Charts and diagrams as code:
* Begin *

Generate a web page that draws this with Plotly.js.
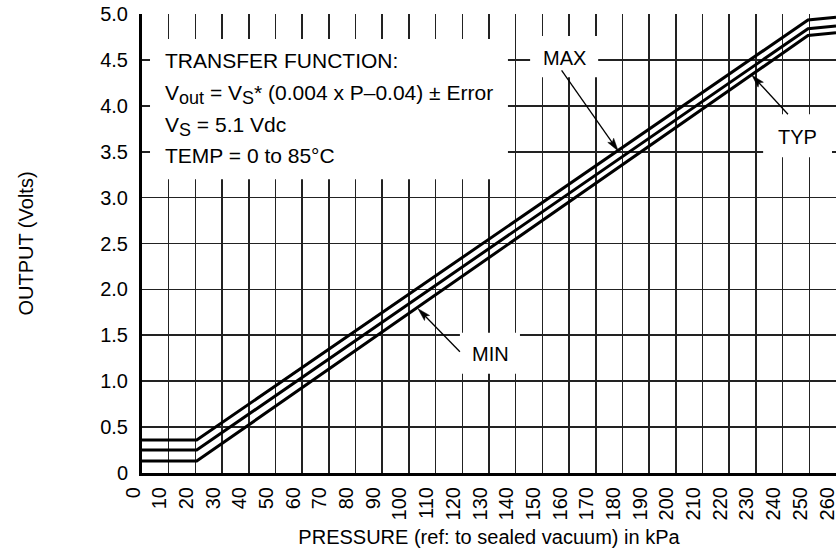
<!DOCTYPE html>
<html>
<head>
<meta charset="utf-8">
<script src="https://cdn.plot.ly/plotly-3.0.1.min.js"></script>
<style>html,body{margin:0;padding:0;background:#fff;}#chart{width:839px;height:551px;}</style>
</head>
<body>
<div id="chart"></div>
<script>
// Pressure (kPa) break points
const pressure = [0, 20.5, 249.5, 260];
// Output voltage (V) for each curve
const vMax = [0.36, 0.36, 4.935, 4.965];
const vTyp = [0.25, 0.25, 4.84, 4.87];
const vMin = [0.13, 0.13, 4.765, 4.795];

const xTicks = [0,10,20,30,40,50,60,70,80,90,100,110,120,130,140,150,160,170,180,190,200,210,220,230,240,250,260];
const xTickText = xTicks.map(String);
const yTicks = [0,0.5,1,1.5,2,2.5,3,3.5,4,4.5,5];
const yTickText = ['0','0.5','1.0','1.5','2.0','2.5','3.0','3.5','4.0','4.5','5.0'];

const SUB = s => '<sub><span style="font-size:18px">' + s + '</span></sub>';
const boxLines = [
  'TRANSFER FUNCTION:',
  'V' + SUB('out') + ' = V' + SUB('S') + '* (0.004 x P\u20130.04) \u00b1 Error',
  'V' + SUB('S') + ' = 5.1 Vdc',
  'TEMP = 0 to 85\u00b0C'
];
const boxYs = [4.498, 4.12, 3.775, 3.46];

// curve labels and the points their arrows run between (tail -> head)
const curveLabels = ['MAX', 'TYP', 'MIN'];
const labelPos = [[158.1, 4.516], [245.5, 3.665], [130.4, 1.297]];
const arrowTail = [[157.2, 4.385], [242.0, 3.908], [119.1, 1.321]];
const arrowHead = [[178.4, 3.508], [228.5, 4.334], [103.4, 1.790]];

const FONT = 'Liberation Sans, Arial, sans-serif';
const lineStyle = {color: '#000', width: 3};

const traces = [
  {x: pressure, y: vMax, name: 'MAX', mode: 'lines', line: lineStyle, hoverinfo: 'skip'},
  {x: pressure, y: vTyp, name: 'TYP', mode: 'lines', line: lineStyle, hoverinfo: 'skip'},
  {x: pressure, y: vMin, name: 'MIN', mode: 'lines', line: lineStyle, hoverinfo: 'skip'}
];

const W = 839, H = 551, M = {l: 142, r: 3, t: 14, b: 78};
const X_RANGE = [0, 260], Y_RANGE = [0, 5];
const pxX = (W - M.l - M.r) / (X_RANGE[1] - X_RANGE[0]);
const pxY = (H - M.t - M.b) / (Y_RANGE[1] - Y_RANGE[0]);

const whiteBox = (x0, x1, y0, y1) => ({type: 'rect', xref: 'x', yref: 'y', x0, x1, y0, y1,
  fillcolor: '#fff', line: {width: 0}, layer: 'above'});

const shapes = [
  whiteBox(3.0, 137.1, 3.199, 4.727),
  whiteBox(145.4, 170.9, 4.31, 4.76),
  whiteBox(232.7, 258.5, 3.439, 3.908),
  whiteBox(119.1, 141.6, 1.081, 1.528)
];

// arrows: a thin line and a filled head, drawn in pixels around the head point
arrowHead.forEach((h, i) => {
  const t = arrowTail[i];
  const dx = (h[0] - t[0]) * pxX, dy = (h[1] - t[1]) * pxY;
  const len = Math.hypot(dx, dy), ux = dx / len, uy = dy / len;
  const L = 13, Wd = 3.6;
  const bx = -L * ux, by = -L * uy;
  const nx = -uy * Wd, ny = ux * Wd;
  shapes.push({type: 'line', xref: 'x', yref: 'y', xsizemode: 'pixel', ysizemode: 'pixel',
    xanchor: h[0], yanchor: h[1], x0: -dx, y0: -dy, x1: bx * 0.7, y1: by * 0.7,
    line: {color: '#000', width: 1.3}, layer: 'above'});
  shapes.push({type: 'path', xref: 'x', yref: 'y', xsizemode: 'pixel', ysizemode: 'pixel',
    xanchor: h[0], yanchor: h[1],
    path: `M0,0 L${(bx + nx).toFixed(2)},${(by + ny).toFixed(2)} L${(bx * 0.8).toFixed(2)},${(by * 0.8).toFixed(2)} L${(bx - nx).toFixed(2)},${(by - ny).toFixed(2)} Z`,
    fillcolor: '#000', line: {color: '#000', width: 0.5}, layer: 'above'});
});

const annotations = boxLines.map((t, i) => ({
  xref: 'x', yref: 'y', x: 7.9, y: boxYs[i], text: t, showarrow: false,
  xanchor: 'left', yanchor: 'middle', font: {family: FONT, size: 21, color: '#000'}
}));
curveLabels.forEach((t, i) => annotations.push({
  xref: 'x', yref: 'y', x: labelPos[i][0], y: labelPos[i][1], text: t, showarrow: false,
  font: {family: FONT, size: 20, color: '#000'}
}));

const layout = {
  width: W, height: H,
  margin: M,
  paper_bgcolor: '#fff', plot_bgcolor: '#fff',
  showlegend: false,
  font: {family: FONT, color: '#000'},
  xaxis: {
    range: X_RANGE, tickvals: xTicks, ticktext: xTickText, tickangle: -90,
    tickfont: {family: FONT, size: 20, color: '#000'},
    ticklabeloverflow: 'allow', ticklabelshift: -9,
    showgrid: true, gridcolor: '#222', gridwidth: 1.6,
    showline: true, linecolor: '#000', linewidth: 3, zeroline: false, ticks: '',
    ticklabelstandoff: 3,
    title: {text: 'PRESSURE (ref: to sealed vacuum) in kPa', font: {family: FONT, size: 20, color: '#000'}, standoff: 11}
  },
  yaxis: {
    range: Y_RANGE, tickvals: yTicks, ticktext: yTickText,
    tickfont: {family: FONT, size: 20, color: '#000'},
    showgrid: true, gridcolor: '#222', gridwidth: 1.6,
    showline: true, linecolor: '#000', linewidth: 3, zeroline: false, ticks: '',
    ticklabelstandoff: 7,
    title: {text: 'OUTPUT (Volts)', font: {family: FONT, size: 20, color: '#000'}, standoff: 62}
  },
  shapes,
  annotations
};

Plotly.newPlot('chart', traces, layout, {displayModeBar: false, staticPlot: true});
</script>
</body>
</html>
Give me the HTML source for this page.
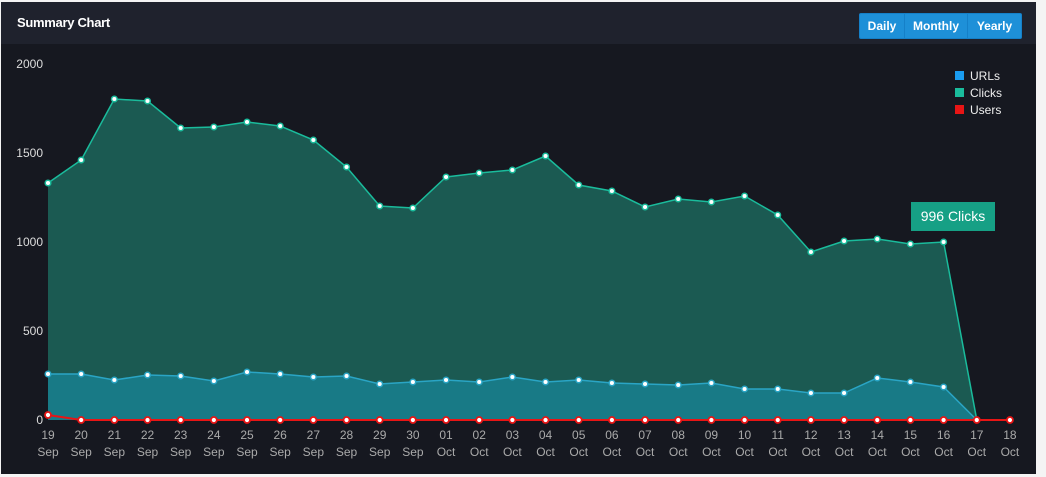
<!DOCTYPE html><html><head><style>
body{margin:0;background:#f4f4f4;width:1046px;height:477px;overflow:hidden;font-family:"Liberation Sans",Arial,sans-serif}
.f{position:absolute;left:1px;top:2px;width:1035px;height:472px;background:#161820}
.h{position:absolute;left:0;top:0;width:1035px;height:42px;background:#1f222d}
.t{position:absolute;left:16px;top:13px;color:#fff;font-weight:bold;font-size:13px;letter-spacing:-0.3px}
.b{position:absolute;top:11px;height:24px;background:#1e90d8;color:#fff;font-weight:bold;font-size:12px;line-height:24px;text-align:center;border:1px solid #1580c8}
</style></head><body><div class="f"><div class="h"><div class="t">Summary Chart</div>
<div class="b" style="left:858px;width:44px;border-radius:2px 0 0 2px">Daily</div>
<div class="b" style="left:903px;width:62px">Monthly</div>
<div class="b" style="left:966px;width:53px;border-radius:0 2px 2px 0">Yearly</div></div></div>
<svg id="s" width="1046" height="477" style="position:absolute;left:0;top:0" font-family="Liberation Sans,Arial,sans-serif"></svg>
<script>
var s=document.getElementById('s'),h='';
var C=[183,160,99,101,128,127,122,126,140,167,206,208,177,173,170,156,185,191,207,199,202,196,215,252,241,239,244,242,420,420];
var U=[374,374,380,375,376,381,372,374,377,376,384,382,380,382,377,382,380,383,384,385,383,389,389,393,393,378,382,387,420,420];
var R=[415];for(var i=1;i<30;i++)R.push(420);
function X(i){return 48+i*33.17}
function pts(a,n){return a.slice(0,n).map(function(y,i){return X(i).toFixed(1)+','+y}).join(' ')}
h+='<polygon points="'+pts(C,29)+' '+X(28)+',420 48,420" fill="#1b5a52"/>';
h+='<polygon points="'+pts(U,29)+' '+X(28)+',420 48,420" fill="#187a86"/>';
h+='<polyline points="'+pts(C,29)+'" fill="none" stroke="#1abc9c" stroke-width="1.5"/>';
h+='<polyline points="'+pts(U,29)+'" fill="none" stroke="#2aa5c5" stroke-width="1.5"/>';
h+='<polyline points="'+pts(R,30)+'" fill="none" stroke="#e81515" stroke-width="2"/>';
for(i=0;i<29;i++){h+='<circle cx="'+X(i)+'" cy="'+C[i]+'" r="2.8" fill="#fff" stroke="#1abc9c" stroke-width="1.5"/>';h+='<circle cx="'+X(i)+'" cy="'+U[i]+'" r="2.8" fill="#fff" stroke="#2aa5c5" stroke-width="1.5"/>'}
for(i=0;i<30;i++)h+='<circle cx="'+X(i)+'" cy="'+R[i]+'" r="3" fill="#fff" stroke="#e81515" stroke-width="1.8"/>';
[2000,1500,1000,500,0].forEach(function(v,k){h+='<text x="43" y="'+(68+k*89)+'" fill="#ddd" font-size="12" text-anchor="end">'+v+'</text>'});
var d=['19','20','21','22','23','24','25','26','27','28','29','30','01','02','03','04','05','06','07','08','09','10','11','12','13','14','15','16','17','18'];
for(i=0;i<30;i++){h+='<text x="'+X(i)+'" y="439" fill="#aaa" font-size="12" text-anchor="middle">'+d[i]+'</text><text x="'+X(i)+'" y="456" fill="#aaa" font-size="12" text-anchor="middle">'+(i<12?'Sep':'Oct')+'</text>'}
h+='<rect x="955" y="71" width="9" height="9" fill="#1a9cf0"/><text x="970" y="80" fill="#eee" font-size="12">URLs</text>';
h+='<rect x="955" y="88" width="9" height="9" fill="#1abc9c"/><text x="970" y="97" fill="#eee" font-size="12">Clicks</text>';
h+='<rect x="955" y="105" width="9" height="9" fill="#e81515"/><text x="970" y="114" fill="#eee" font-size="12">Users</text>';
h+='<rect x="911" y="202" width="84" height="29" fill="#16a085"/><text x="953" y="221" fill="#fff" font-size="14" text-anchor="middle">996 Clicks</text>';
s.innerHTML=h;
</script></body></html>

* End *

» Requirement:
Look through the entries above; copy every line holding the string "this".

» Task output:
Generate a web page that draws this with Plotly.js.
Give me the HTML source for this page.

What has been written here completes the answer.